= Task directions =
Output all entries verbatim. Skip pictures.

Stored items:
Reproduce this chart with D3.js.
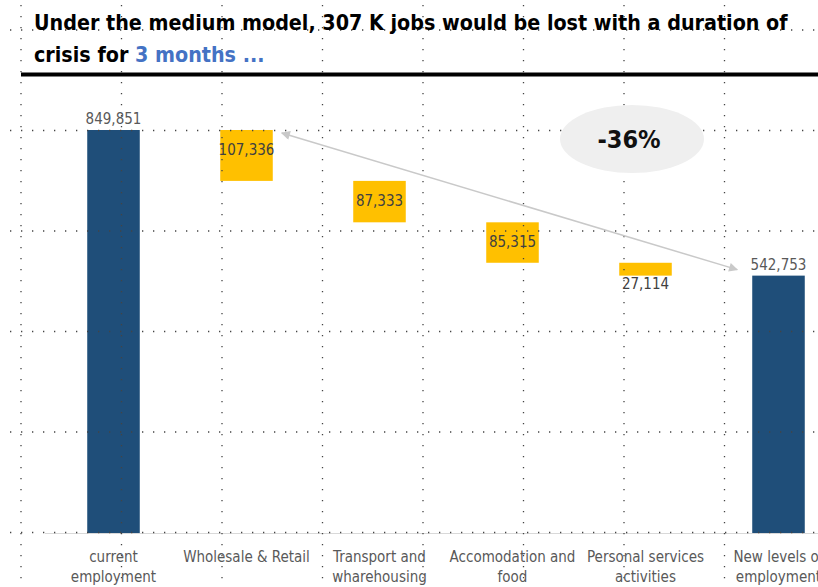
<!DOCTYPE html>
<html>
<head>
<meta charset="utf-8">
<script src="https://cdn.jsdelivr.net/npm/d3@7"></script>
<style>
  html, body { margin: 0; padding: 0; background: #fff; }
  svg { display: block; }
  text { font-family: "Liberation Sans Narrow", "DejaVu Sans Condensed", sans-serif; }
</style>
</head>
<body>
<svg width="818" height="587"></svg>
<script>
// chart data
const categories = ['current employment', 'Wholesale & Retail', 'Transport and wharehousing',
  'Accomodation and food', 'Personal services activities', 'New levels of employment']
const categoryLines = [['current', 'employment'], ['Wholesale & Retail'], ['Transport and', 'wharehousing'],
  ['Accomodation and', 'food'], ['Personal services', 'activities'], ['New levels of', 'employment']]
const values = [849851, -107336, -87333, -85315, -27114, 542753]
const kinds = ['total', 'loss', 'loss', 'loss', 'loss', 'total']
const changeLabel = '-36%'
const titleLine1 = 'Under the medium model, 307 K jobs would be lost with a duration of'
const titleLine2a = 'crisis for '
const titleLine2b = '3 months ...'

const W = 818, H = 587
const svg = d3.select('svg')

// waterfall steps
let running = 0
const steps = values.map((v, i) => {
  let y0, y1
  if (kinds[i] === 'total') {
    y0 = 0; y1 = v; running = v
  } else {
    y1 = running; y0 = running + v; running = y0
  }
  return { cat: categories[i], lines: categoryLines[i], value: Math.abs(v), kind: kinds[i], y0, y1 }
})

const x = d3.scaleBand().domain(categories).range([47, 845])
const barW = x.bandwidth() * 0.395
const y = d3.scaleLinear().domain([0, values[0]]).range([533, 130])
const fmt = d3.format(',')

// bars
svg.append('g').selectAll('rect')
  .data(steps)
  .join('rect')
  .attr('x', d => x(d.cat) + (x.bandwidth() - barW) / 2)
  .attr('width', barW)
  .attr('y', d => y(d.y1))
  .attr('height', d => y(d.y0) - y(d.y1))
  .attr('fill', d => d.kind === 'total' ? '#1f4e79' : '#ffc000')

// axis baseline
svg.append('line')
  .attr('x1', 45).attr('x2', W)
  .attr('y1', y(0) + 0.5).attr('y2', y(0) + 0.5)
  .attr('stroke', '#d9d9d9').attr('stroke-width', 1)

// sheet gridlines (dotted)
const grid = svg.append('g').attr('stroke', '#444').attr('stroke-width', 1.3)
  .attr('stroke-dasharray', '1.3,9.7').attr('stroke-linecap', 'butt')
d3.range(8).forEach(k => {
  const gx = 21 + k * 100.5
  grid.append('line').attr('x1', gx).attr('x2', gx).attr('y1', 5).attr('y2', H)
})
d3.range(6).forEach(k => {
  const gy = 30 + k * 100.5
  grid.append('line').attr('x1', 10).attr('x2', W).attr('y1', gy).attr('y2', gy)
})

// value labels
svg.append('g').selectAll('text')
  .data(steps)
  .join('text')
  .attr('x', d => x(d.cat) + x.bandwidth() / 2)
  .attr('y', d => {
    if (d.kind === 'total') return y(d.y1) - 6
    const h = y(d.y0) - y(d.y1)
    if (h < 25) return y(d.y0) + 13
    return Math.min((y(d.y0) + y(d.y1)) / 2 + 5, y(d.y1) + 25)
  })
  .attr('text-anchor', 'middle')
  .attr('font-size', 15)
  .attr('fill', d => d.kind === 'total' ? '#595959' : '#404040')
  .text(d => fmt(d.value))

// category labels
const cl = svg.append('g').selectAll('text')
  .data(steps)
  .join('text')
  .attr('text-anchor', 'middle')
  .attr('font-size', 15)
  .attr('fill', '#595959')
cl.selectAll('tspan')
  .data(d => d.lines.map(l => ({ l, cx: x(d.cat) + x.bandwidth() / 2 })))
  .join('tspan')
  .attr('x', d => d.cx)
  .attr('y', (d, i) => 562 + i * 20)
  .text(d => d.l)

// arrow between first and last totals
const defs = svg.append('defs')
defs.append('marker')
  .attr('id', 'ah')
  .attr('viewBox', '0 0 10 10')
  .attr('refX', 9).attr('refY', 5)
  .attr('markerWidth', 7).attr('markerHeight', 6)
  .attr('orient', 'auto-start-reverse')
  .append('path').attr('d', 'M0,0L10,5L0,10z').attr('fill', '#c9c9c9')
const first = steps[1], last = steps[steps.length - 1]
svg.append('line')
  .attr('x1', x(first.cat) + (x.bandwidth() + barW) / 2 + 9)
  .attr('y1', y(first.y1) + 3)
  .attr('x2', x(last.cat) + (x.bandwidth() - barW) / 2 - 15)
  .attr('y2', y(last.y1) - 6)
  .attr('stroke', '#c9c9c9').attr('stroke-width', 1.5)
  .attr('marker-start', 'url(#ah)').attr('marker-end', 'url(#ah)')

// change bubble
svg.append('ellipse')
  .attr('cx', 632).attr('cy', 139).attr('rx', 72).attr('ry', 34)
  .attr('fill', '#efefef')
svg.append('text')
  .attr('x', 629).attr('y', 148)
  .attr('text-anchor', 'middle')
  .attr('font-size', 25).attr('font-weight', 'bold').attr('fill', '#111')
  .text(changeLabel)

// title
svg.append('text')
  .attr('x', 34).attr('y', 30)
  .attr('font-size', 21.3).attr('font-weight', 'bold').attr('fill', '#000')
  .text(titleLine1)
const t2 = svg.append('text')
  .attr('x', 34).attr('y', 62)
  .attr('font-size', 21.3).attr('font-weight', 'bold').attr('fill', '#000')
t2.append('tspan').text(titleLine2a)
t2.append('tspan').attr('fill', '#4472c4').text(titleLine2b)
svg.append('rect')
  .attr('x', 21).attr('y', 72.5).attr('width', W - 21).attr('height', 4)
  .attr('fill', '#000')
</script>
</body>
</html>
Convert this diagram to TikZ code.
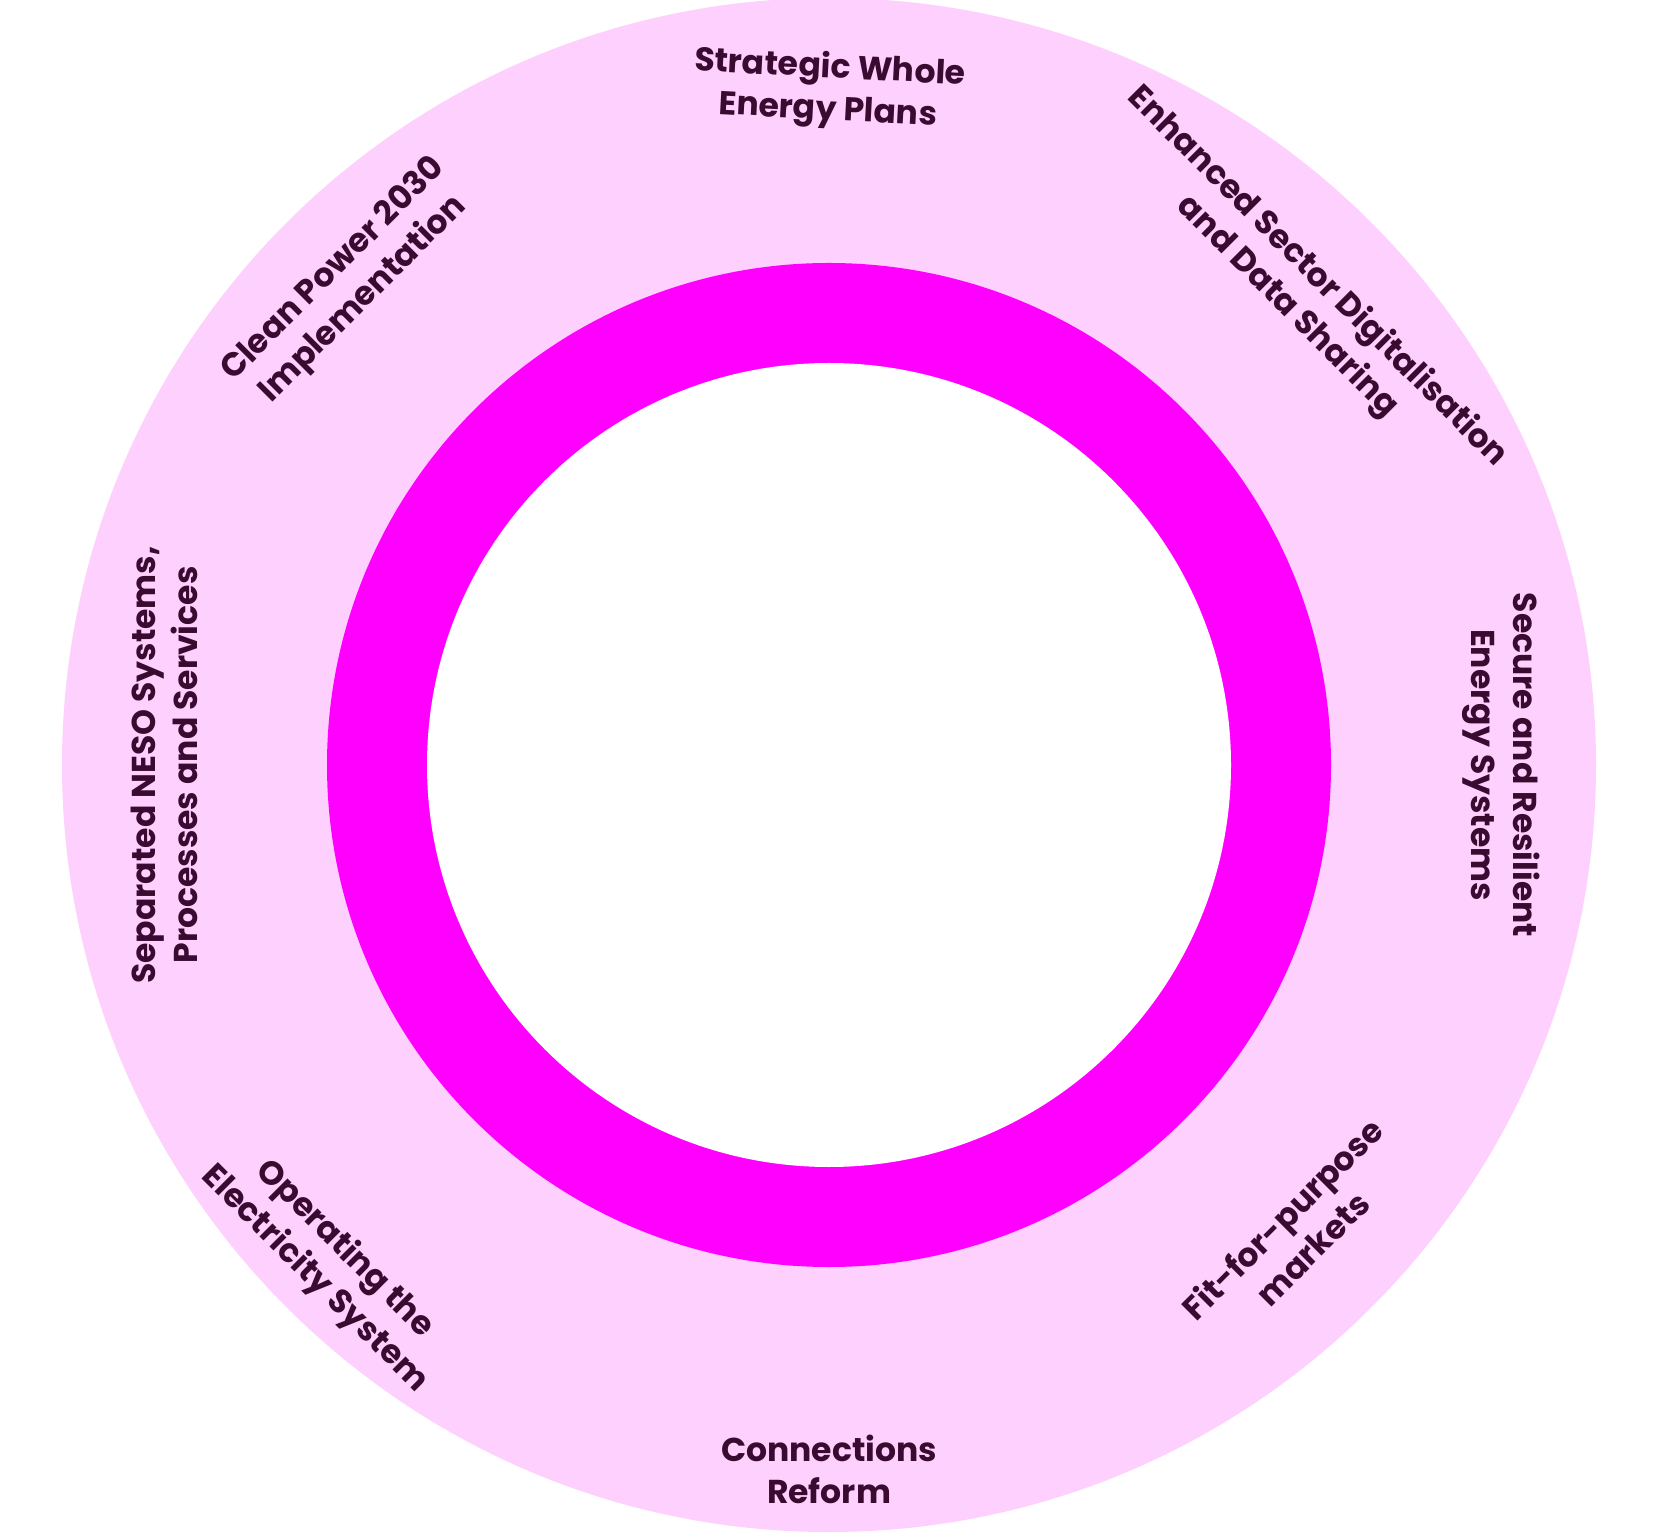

= Complete answer =
Reproduce this chart with D3.js.
<!DOCTYPE html>
<html>
<head>
<meta charset="utf-8">
<script src="https://cdn.jsdelivr.net/npm/d3@7"></script>
<style>
  html, body { margin: 0; padding: 0; background: #fff; }
  svg { display: block; }
  text { font-family: "Liberation Sans Narrow", "DejaVu Sans Condensed", sans-serif; }
</style>
</head>
<body>
<svg width="818" height="587"></svg>
<script>
// chart data
const categories = ['current employment', 'Wholesale & Retail', 'Transport and wharehousing',
  'Accomodation and food', 'Personal services activities', 'New levels of employment']
const categoryLines = [['current', 'employment'], ['Wholesale & Retail'], ['Transport and', 'wharehousing'],
  ['Accomodation and', 'food'], ['Personal services', 'activities'], ['New levels of', 'employment']]
const values = [849851, -107336, -87333, -85315, -27114, 542753]
const kinds = ['total', 'loss', 'loss', 'loss', 'loss', 'total']
const changeLabel = '-36%'
const titleLine1 = 'Under the medium model, 307 K jobs would be lost with a duration of'
const titleLine2a = 'crisis for '
const titleLine2b = '3 months ...'

const W = 818, H = 587
const svg = d3.select('svg')

// waterfall steps
let running = 0
const steps = values.map((v, i) => {
  let y0, y1
  if (kinds[i] === 'total') {
    y0 = 0; y1 = v; running = v
  } else {
    y1 = running; y0 = running + v; running = y0
  }
  return { cat: categories[i], lines: categoryLines[i], value: Math.abs(v), kind: kinds[i], y0, y1 }
})

const x = d3.scaleBand().domain(categories).range([47, 845])
const barW = x.bandwidth() * 0.395
const y = d3.scaleLinear().domain([0, values[0]]).range([533, 130])
const fmt = d3.format(',')

// bars
svg.append('g').selectAll('rect')
  .data(steps)
  .join('rect')
  .attr('x', d => x(d.cat) + (x.bandwidth() - barW) / 2)
  .attr('width', barW)
  .attr('y', d => y(d.y1))
  .attr('height', d => y(d.y0) - y(d.y1))
  .attr('fill', d => d.kind === 'total' ? '#1f4e79' : '#ffc000')

// axis baseline
svg.append('line')
  .attr('x1', 45).attr('x2', W)
  .attr('y1', y(0) + 0.5).attr('y2', y(0) + 0.5)
  .attr('stroke', '#d9d9d9').attr('stroke-width', 1)

// sheet gridlines (dotted)
const grid = svg.append('g').attr('stroke', '#444').attr('stroke-width', 1.3)
  .attr('stroke-dasharray', '1.3,9.7').attr('stroke-linecap', 'butt')
d3.range(8).forEach(k => {
  const gx = 21 + k * 100.5
  grid.append('line').attr('x1', gx).attr('x2', gx).attr('y1', 5).attr('y2', H)
})
d3.range(6).forEach(k => {
  const gy = 30 + k * 100.5
  grid.append('line').attr('x1', 10).attr('x2', W).attr('y1', gy).attr('y2', gy)
})

// value labels
svg.append('g').selectAll('text')
  .data(steps)
  .join('text')
  .attr('x', d => x(d.cat) + x.bandwidth() / 2)
  .attr('y', d => {
    if (d.kind === 'total') return y(d.y1) - 6
    const h = y(d.y0) - y(d.y1)
    if (h < 25) return y(d.y0) + 13
    return Math.min((y(d.y0) + y(d.y1)) / 2 + 5, y(d.y1) + 25)
  })
  .attr('text-anchor', 'middle')
  .attr('font-size', 15)
  .attr('fill', d => d.kind === 'total' ? '#595959' : '#404040')
  .text(d => fmt(d.value))

// category labels
const cl = svg.append('g').selectAll('text')
  .data(steps)
  .join('text')
  .attr('text-anchor', 'middle')
  .attr('font-size', 15)
  .attr('fill', '#595959')
cl.selectAll('tspan')
  .data(d => d.lines.map(l => ({ l, cx: x(d.cat) + x.bandwidth() / 2 })))
  .join('tspan')
  .attr('x', d => d.cx)
  .attr('y', (d, i) => 562 + i * 20)
  .text(d => d.l)

// arrow between first and last totals
const defs = svg.append('defs')
defs.append('marker')
  .attr('id', 'ah')
  .attr('viewBox', '0 0 10 10')
  .attr('refX', 9).attr('refY', 5)
  .attr('markerWidth', 7).attr('markerHeight', 6)
  .attr('orient', 'auto-start-reverse')
  .append('path').attr('d', 'M0,0L10,5L0,10z').attr('fill', '#c9c9c9')
const first = steps[1], last = steps[steps.length - 1]
svg.append('line')
  .attr('x1', x(first.cat) + (x.bandwidth() + barW) / 2 + 9)
  .attr('y1', y(first.y1) + 3)
  .attr('x2', x(last.cat) + (x.bandwidth() - barW) / 2 - 15)
  .attr('y2', y(last.y1) - 6)
  .attr('stroke', '#c9c9c9').attr('stroke-width', 1.5)
  .attr('marker-start', 'url(#ah)').attr('marker-end', 'url(#ah)')

// change bubble
svg.append('ellipse')
  .attr('cx', 632).attr('cy', 139).attr('rx', 72).attr('ry', 34)
  .attr('fill', '#efefef')
svg.append('text')
  .attr('x', 629).attr('y', 148)
  .attr('text-anchor', 'middle')
  .attr('font-size', 25).attr('font-weight', 'bold').attr('fill', '#111')
  .text(changeLabel)

// title
svg.append('text')
  .attr('x', 34).attr('y', 30)
  .attr('font-size', 21.3).attr('font-weight', 'bold').attr('fill', '#000')
  .text(titleLine1)
const t2 = svg.append('text')
  .attr('x', 34).attr('y', 62)
  .attr('font-size', 21.3).attr('font-weight', 'bold').attr('fill', '#000')
t2.append('tspan').text(titleLine2a)
t2.append('tspan').attr('fill', '#4472c4').text(titleLine2b)
svg.append('rect')
  .attr('x', 21).attr('y', 72.5).attr('width', W - 21).attr('height', 4)
  .attr('fill', '#000')
</script>
</body>
</html>
Convert this diagram to TikZ code.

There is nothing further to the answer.